What you have to do —
Would you transcribe the listing that follows, character for character, and omit its images?

Dataset content —
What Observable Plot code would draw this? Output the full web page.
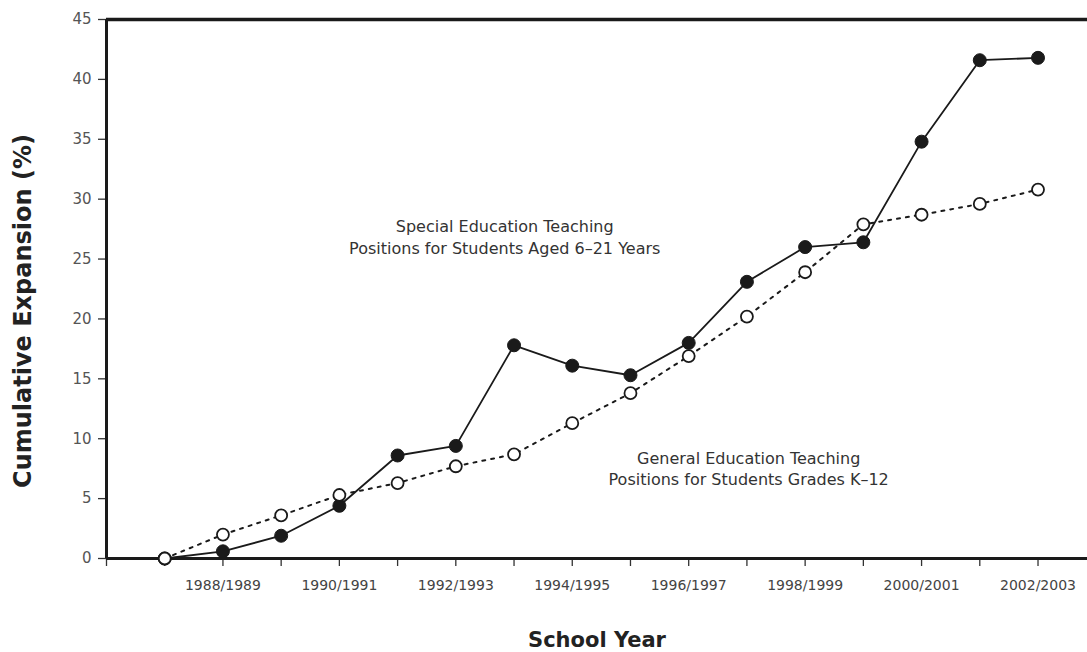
<!DOCTYPE html>
<html>
<head>
<meta charset="utf-8">
<script src="https://cdn.jsdelivr.net/npm/d3@7"></script>
<script src="https://cdn.jsdelivr.net/npm/@observablehq/plot@0.6"></script>
<style>
  html, body { margin: 0; padding: 0; background: #fff; }
  #chart svg { display: block; }
  g[aria-label="y-axis tick label"] text, g[aria-label="y-axis tick label"] { fill: #555; }
  g[aria-label="x-axis tick label"] text, g[aria-label="x-axis tick label"] { fill: #444; }
</style>
</head>
<body>
<div id="chart"></div>
<script>
// School years (x categories, index 0..15)
const years = ["1987/1988","1988/1989","1989/1990","1990/1991","1991/1992","1992/1993","1993/1994","1994/1995",
               "1995/1996","1996/1997","1997/1998","1998/1999","1999/2000","2000/2001","2001/2002","2002/2003"];
// Cumulative expansion (%) — Special education teaching positions (filled markers, solid line)
const special = [0, 0.6, 1.9, 4.4, 8.6, 9.4, 17.8, 16.1, 15.3, 18.0, 23.1, 26.0, 26.4, 34.8, 41.6, 41.8];
// Cumulative expansion (%) — General education teaching positions (open markers, dashed line)
const general = [0, 2.0, 3.6, 5.3, 6.3, 7.7, 8.7, 11.3, 13.8, 16.9, 20.2, 23.9, 27.9, 28.7, 29.6, 30.8];
// Y tick values
const yTicks = [0, 5, 10, 15, 20, 25, 30, 35, 40, 45];
// Annotation labels (anchored at school-year index / percent)
const annotations = [
  {i: 5.84, v: 26.9, text: "Special Education Teaching\nPositions for Students Aged 6–21 Years"},
  {i: 10.03, v: 7.6, text: "General Education Teaching\nPositions for Students Grades K–12"}
];
const xTitle = "School Year";
const yTitle = "Cumulative Expansion (%)";

const specialData = special.map((v, i) => ({i, v}));
const generalData = general.map((v, i) => ({i, v}));
const xTickIdx = d3.range(-1, years.length);

const ink = "#1a1a1a";

const chart = Plot.plot({
  width: 1087,
  height: 652,
  marginLeft: 106,
  marginTop: 19,
  marginRight: 0,
  marginBottom: 94,
  style: {fontFamily: "'DejaVu Sans', sans-serif", background: "#fff", color: ink},
  x: {type: "linear", domain: [-1, 15.85], axis: null},
  y: {type: "linear", domain: [0, 45], axis: null},
  marks: [
    Plot.axisY(yTicks, {tickSize: 8, tickPadding: 7, fontSize: 15, stroke: "#333", strokeWidth: 1.3, label: null}),
    Plot.axisX(xTickIdx, {
      tickSize: 8, tickPadding: 14, fontSize: 14, stroke: "#333", strokeWidth: 1.3, label: null,
      tickFormat: d => (d >= 0 && d % 2 === 1) ? years[d] : ""
    }),
    // frame: left, bottom, top
    Plot.ruleX([-1], {stroke: ink, strokeWidth: 3}),
    Plot.ruleY([0], {stroke: ink, strokeWidth: 3}),
    Plot.ruleY([45], {stroke: ink, strokeWidth: 3.5}),
    // lines
    Plot.line(generalData, {x: "i", y: "v", stroke: ink, strokeWidth: 2, strokeDasharray: "3,6"}),
    Plot.line(specialData, {x: "i", y: "v", stroke: ink, strokeWidth: 1.8}),
    Plot.dot(specialData, {x: "i", y: "v", r: 6.5, fill: ink, stroke: ink, strokeWidth: 1}),
    Plot.dot(generalData, {x: "i", y: "v", r: 6, fill: "#fff", stroke: ink, strokeWidth: 1.8}),
    // annotations
    Plot.text(annotations, {x: "i", y: "v", text: "text", fontSize: 16, lineHeight: 1.33, fill: "#333", textAnchor: "middle"}),
    // axis titles
    Plot.text([xTitle], {frameAnchor: "bottom", dy: 82, fontSize: 21, fontWeight: "bold", fill: "#222", lineAnchor: "middle"}),
    Plot.text([yTitle], {frameAnchor: "left", textAnchor: "middle", lineAnchor: "middle", dx: -83, dy: 22, rotate: -90, fontSize: 24, fontWeight: "bold", fill: "#222"})
  ]
});
document.getElementById("chart").appendChild(chart);
</script>
</body>
</html>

Problem solution —
What Observable Plot code would draw this? Output the full web page.
<!DOCTYPE html>
<html>
<head>
<meta charset="utf-8">
<script src="https://cdn.jsdelivr.net/npm/d3@7"></script>
<script src="https://cdn.jsdelivr.net/npm/@observablehq/plot@0.6"></script>
<style>
  html, body { margin: 0; padding: 0; background: #fff; }
  #chart svg { display: block; }
  g[aria-label="y-axis tick label"] text, g[aria-label="y-axis tick label"] { fill: #555; }
  g[aria-label="x-axis tick label"] text, g[aria-label="x-axis tick label"] { fill: #444; }
</style>
</head>
<body>
<div id="chart"></div>
<script>
// School years (x categories, index 0..15)
const years = ["1987/1988","1988/1989","1989/1990","1990/1991","1991/1992","1992/1993","1993/1994","1994/1995",
               "1995/1996","1996/1997","1997/1998","1998/1999","1999/2000","2000/2001","2001/2002","2002/2003"];
// Cumulative expansion (%) — Special education teaching positions (filled markers, solid line)
const special = [0, 0.6, 1.9, 4.4, 8.6, 9.4, 17.8, 16.1, 15.3, 18.0, 23.1, 26.0, 26.4, 34.8, 41.6, 41.8];
// Cumulative expansion (%) — General education teaching positions (open markers, dashed line)
const general = [0, 2.0, 3.6, 5.3, 6.3, 7.7, 8.7, 11.3, 13.8, 16.9, 20.2, 23.9, 27.9, 28.7, 29.6, 30.8];
// Y tick values
const yTicks = [0, 5, 10, 15, 20, 25, 30, 35, 40, 45];
// Annotation labels (anchored at school-year index / percent)
const annotations = [
  {i: 5.84, v: 26.9, text: "Special Education Teaching\nPositions for Students Aged 6–21 Years"},
  {i: 10.03, v: 7.6, text: "General Education Teaching\nPositions for Students Grades K–12"}
];
const xTitle = "School Year";
const yTitle = "Cumulative Expansion (%)";

const specialData = special.map((v, i) => ({i, v}));
const generalData = general.map((v, i) => ({i, v}));
const xTickIdx = d3.range(-1, years.length);

const ink = "#1a1a1a";

const chart = Plot.plot({
  width: 1087,
  height: 652,
  marginLeft: 106,
  marginTop: 19,
  marginRight: 0,
  marginBottom: 94,
  style: {fontFamily: "'DejaVu Sans', sans-serif", background: "#fff", color: ink},
  x: {type: "linear", domain: [-1, 15.85], axis: null},
  y: {type: "linear", domain: [0, 45], axis: null},
  marks: [
    Plot.axisY(yTicks, {tickSize: 8, tickPadding: 7, fontSize: 15, stroke: "#333", strokeWidth: 1.3, label: null}),
    Plot.axisX(xTickIdx, {
      tickSize: 8, tickPadding: 14, fontSize: 14, stroke: "#333", strokeWidth: 1.3, label: null,
      tickFormat: d => (d >= 0 && d % 2 === 1) ? years[d] : ""
    }),
    // frame: left, bottom, top
    Plot.ruleX([-1], {stroke: ink, strokeWidth: 3}),
    Plot.ruleY([0], {stroke: ink, strokeWidth: 3}),
    Plot.ruleY([45], {stroke: ink, strokeWidth: 3.5}),
    // lines
    Plot.line(generalData, {x: "i", y: "v", stroke: ink, strokeWidth: 2, strokeDasharray: "3,6"}),
    Plot.line(specialData, {x: "i", y: "v", stroke: ink, strokeWidth: 1.8}),
    Plot.dot(specialData, {x: "i", y: "v", r: 6.5, fill: ink, stroke: ink, strokeWidth: 1}),
    Plot.dot(generalData, {x: "i", y: "v", r: 6, fill: "#fff", stroke: ink, strokeWidth: 1.8}),
    // annotations
    Plot.text(annotations, {x: "i", y: "v", text: "text", fontSize: 16, lineHeight: 1.33, fill: "#333", textAnchor: "middle"}),
    // axis titles
    Plot.text([xTitle], {frameAnchor: "bottom", dy: 82, fontSize: 21, fontWeight: "bold", fill: "#222", lineAnchor: "middle"}),
    Plot.text([yTitle], {frameAnchor: "left", textAnchor: "middle", lineAnchor: "middle", dx: -83, dy: 22, rotate: -90, fontSize: 24, fontWeight: "bold", fill: "#222"})
  ]
});
document.getElementById("chart").appendChild(chart);
</script>
</body>
</html>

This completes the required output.